Perrone, tuberculeux et alcoolique, mourut le 30 avril 1952 à l’hôpital de Savigliano. Il avait 47 ans. En hommage à son sauveur, Levi donna à sa fille, née le 31 octobre 1948, le nom de Lisa Lorenza et à son fils, né en juillet 1957, celui de Renzo. Lorenzo Perrone apparaît dans les récits autobiographiques de Primo Levi : Si c’est un homme et Lilith, ainsi que dans les nouvelles Les Evénements de l’été et Le Retour de Lorenzo.
Si c’est un homme fut publié le 11 octobre 1947 chez Francesco De Silva, tiré à 2500 exemplaires. Il avait été refusé par Einaudi. Cette maison d’édition reprit pourtant le titre en 1958. Le premier tirage fut de 2000 exemplaires. Dans les années 70 et 80, Si c’est un homme fut réimprimé sans interruption et devint un des livres les plus lus de l’après-guerre. Les traductions en anglais, allemand et français en ont fait dans le monde entier un témoignage essentiel de l’horreur des camps d’extermination nazis.
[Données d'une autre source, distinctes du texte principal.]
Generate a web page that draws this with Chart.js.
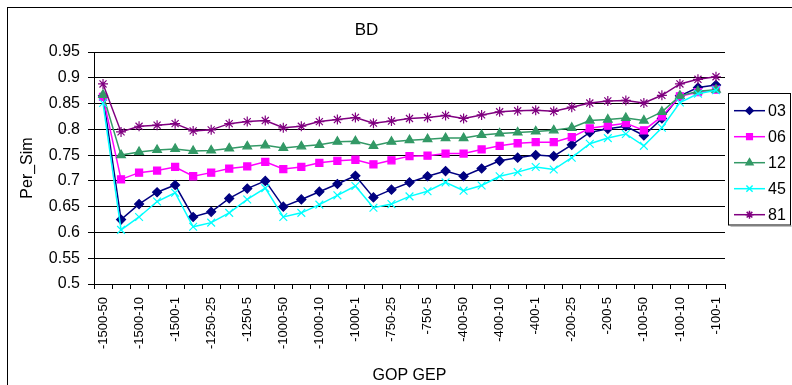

Le 11 avril 1987, Primo Levi se suicida en se jetant dans la cage d’escalier de l’immeuble de Turin où il avait toujours vécu et où il était né soixante-huit ans plus tôt (corso Re Umberto n° 75) . Lorenzo Perrone et Primo Levi ne sont jamais vraiment sortis d’Auschwitz.
Une plaque a été inaugurée le 25 avril 2004 à Fassone, viale delle Alpi :
Á Lorenzo Perone (1904-1952) Le long de cette avenue, tu as souvent marché Lorenzo Perone de Fassano Tu étais l’enfant du Borgo Vecchio, un muradur de peu de mots. En 1944, dans l’usine de Buna-Werke, aux abords du camp d’extermination d’Auschwitz, tu as sauvé l’âme et le corps de Primo Levi en risquant ta vie pour lui donner ton pain et avec lui l’espoir. Pour cela tu as été distingué en Israël par le titre de « Juste parmi les nations ». Tu as été un humble et généreux enfant de Fossano.
Sources : Carlo Greppi : Un homme sans mots. L’histoire enfin révélée du sauveur de Primo Levi. Éditions Jean-Claude Lattès, 2024.
Site Yad Vashem. Institut international pour la mémoire de la Shoah.